Tempo para análise, de 90 dias, é descumprido pela agência e empresas chegam a esperar até um ano; Anvisa diz que precisa contratar funcionários, credenciar laboratórios e aumentar prazos
Uma nova vertente de judicialização na área de saúde ganha força no País. Agora, além de ter as secretarias estaduais e o Ministério da Saúde como alvo, as ações são movidas contra a Agência Nacional de Vigilância Sanitária (Anvisa).
O movimento é formado por empresários que, cansados de esperar, recorrem à Justiça para que a agência apresse a análise de pedidos para registro de remédios e produtos de saúde - documento indispensável para entrar ou permanecer no mercado.
Por lei, a agência tem 90 dias para julgar as solicitações de registros de novos medicamentos ou produtos como luvas, órteses e aparelhos de diagnóstico. Mas o prazo nunca é respeitado. Muitos pedidos ficam na fila por mais de um ano.
A reação dos empresários começou timidamente há dois anos e agora ganha corpo. O procurador da Anvisa, Maximiliano D'Avila Cândido, afirma que todas as semanas chegam entre 6 a 12 mandados de segurança com determinações para que a Anvisa analise, com prazo determinado, o registro de algum produto.
O diretor administrativo da Associação Brasileira de Empresas Certificadas (Abec), Evaristo Araújo, conta que todos os meses ingressa com pelo menos um mandado de segurança. "Não perdemos nenhum." Ele afirma que, no início, empresários resistiam em ingressar com ação contra a Anvisa porque receavam ser vítimas de perseguição. "Mas a situação ficou insustentável."
Araújo, também advogado da Abec, explica que quanto mais se adia o ingresso de um produto no mercado, mais a empresa perde dinheiro. O impacto, avalia, não se restringe às empresas. "Se não há competição no mercado, preços se mantêm altos, o que não é bom nem para consumidor nem para o governo, um dos maiores compradores de produtos de saúde para o SUS."
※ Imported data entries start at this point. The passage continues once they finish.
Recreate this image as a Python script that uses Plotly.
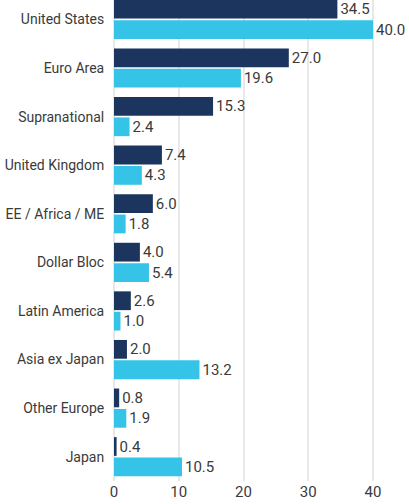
import plotly.graph_objects as go

categories = ["United States", "Euro Area", "Supranational", "United Kingdom",
              "EE / Africa / ME", "Dollar Bloc", "Latin America", "Asia ex Japan",
              "Other Europe", "Japan"]
series_a = [34.5, 27.0, 15.3, 7.4, 6.0, 4.0, 2.6, 2.0, 0.8, 0.4]
series_b = [40.0, 19.6, 2.4, 4.3, 1.8, 5.4, 1.0, 13.2, 1.9, 10.5]
tick_vals = [0, 10, 20, 30, 40]

FONT = "Roboto, Liberation Sans, sans-serif"
TEXT_COLOR = "#3a3a3a"
FS = 15

fig = go.Figure()
fig.add_trace(go.Bar(
    y=categories, x=series_a, orientation="h", name="A",
    marker=dict(color="#1c355e", line=dict(width=0)),
    text=[f"{v:.1f}" for v in series_a], textposition="outside",
    textfont=dict(family=FONT, size=FS, color=TEXT_COLOR), cliponaxis=False,
    hoverinfo="skip",
))
fig.add_trace(go.Bar(
    y=categories, x=series_b, orientation="h", name="B",
    marker=dict(color="#35c4e8", line=dict(width=0)),
    text=[f"{v:.1f}" for v in series_b], textposition="outside",
    textfont=dict(family=FONT, size=FS, color=TEXT_COLOR), cliponaxis=False,
    hoverinfo="skip",
))

fig.update_layout(
    width=409, height=504,
    margin=dict(l=114, r=0, t=0, b=23),
    barmode="group", bargap=0.16, bargroupgap=0.08,
    showlegend=False,
    plot_bgcolor="white", paper_bgcolor="white",
    font=dict(family=FONT, size=FS, color=TEXT_COLOR),
)
fig.update_xaxes(
    range=[0, 45.56], tickvals=tick_vals, ticktext=[str(v) for v in tick_vals],
    showgrid=True, gridcolor="#e8e8e8", gridwidth=2,
    zeroline=True, zerolinecolor="#e8e8e8", zerolinewidth=2,
    showline=False, ticks="", automargin=False,
    tickfont=dict(family=FONT, size=FS, color=TEXT_COLOR),
)
fig.update_yaxes(
    categoryorder="array", categoryarray=categories,
    range=[9.5, -0.4], showgrid=False, zeroline=False, showline=False,
    ticks="outside", ticklen=6, tickcolor="rgba(0,0,0,0)", automargin=False,
    tickfont=dict(family=FONT, size=14, color=TEXT_COLOR),
)

fig.write_html(
    "out.html",
    config={"displayModeBar": False},
    post_script="document.body.style.margin='0';document.body.style.padding='0';",
)
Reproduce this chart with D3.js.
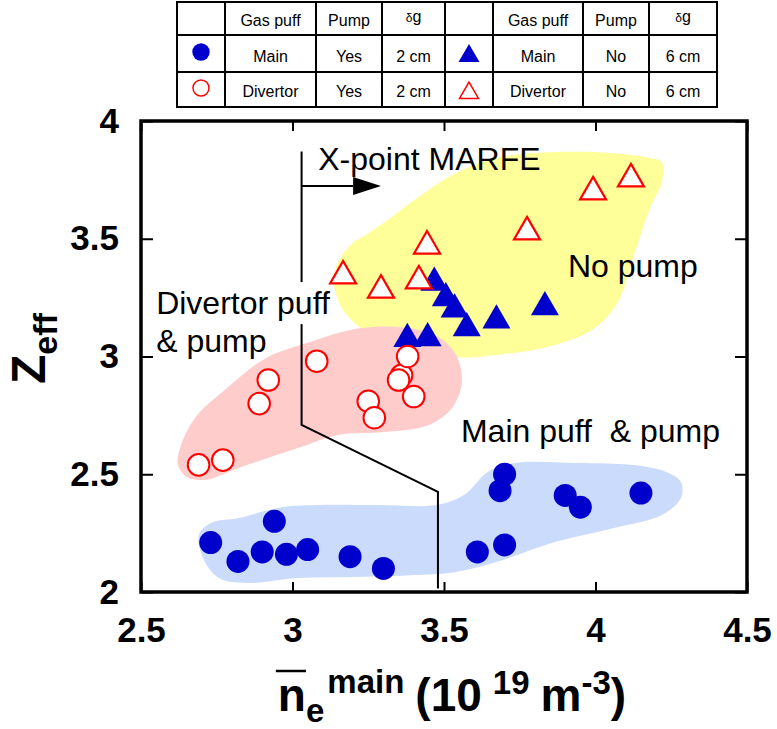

Cândido reconhece o atraso da análise, mas avisa que não há como o problema ser resolvido de um dia para o outro. Para maior agilidade, diz, seria necessária a adoção de pelo menos três medidas: contratação de encarregados da análise, credenciamento de novos laboratórios para testar produtos, insumos e medicamentos e mudança na lei que define prazos. "Não temos condições de seguir o tempo estabelecido na norma. Não se encaixa mais no mercado atual, com complexidade dos produtos a serem analisados nem com o volume de pedidos que chegam todos os dias."
Soluções. O procurador da Anvisa diz que parte do problema será solucionada, em 2012, com um concurso para contratar encarregados de analisar os pedidos de registro. Também serão credenciados laboratórios públicos oficiais para auxiliar na análise dos produtos em processo de registro. Mesmo com as mudanças, avisa, o prazo de 90 dias dificilmente será cumprido. "É preciso mudar a lei."
Cândido diz que nem todos os juízes concedem mandados. Quando isso ocorre, geralmente a decisão estabelece novo prazo para que a Anvisa analise o pedido. Nunca ocorreu, completa, de a agência ser obrigada a dar registro sem o cumprimento de todas as etapas de avaliação.
A estratégia de recorrer à Justiça para garantir o cumprimento de prazos, na avaliação do procurador da Anvisa, pode resolver pontualmente problemas dos empresários, mas, a médio prazo, tumultua o sistema. "É uma bola de neve. Técnicos saem do trabalho para cumprir os mandados judiciais, deixando a fila original de lado." Para ele, tal situação provocará duas filas, a dos pedidos com e sem mandado de segurança. Uma anda rápido; a outra, cada vez mais lentamente.
Além de trazer insegurança ao mercado, a avalanche de processos impede o planejamento do trabalho. "Fica apenas uma atividade reativa. Se falar nos custos para o Estado e a Justiça."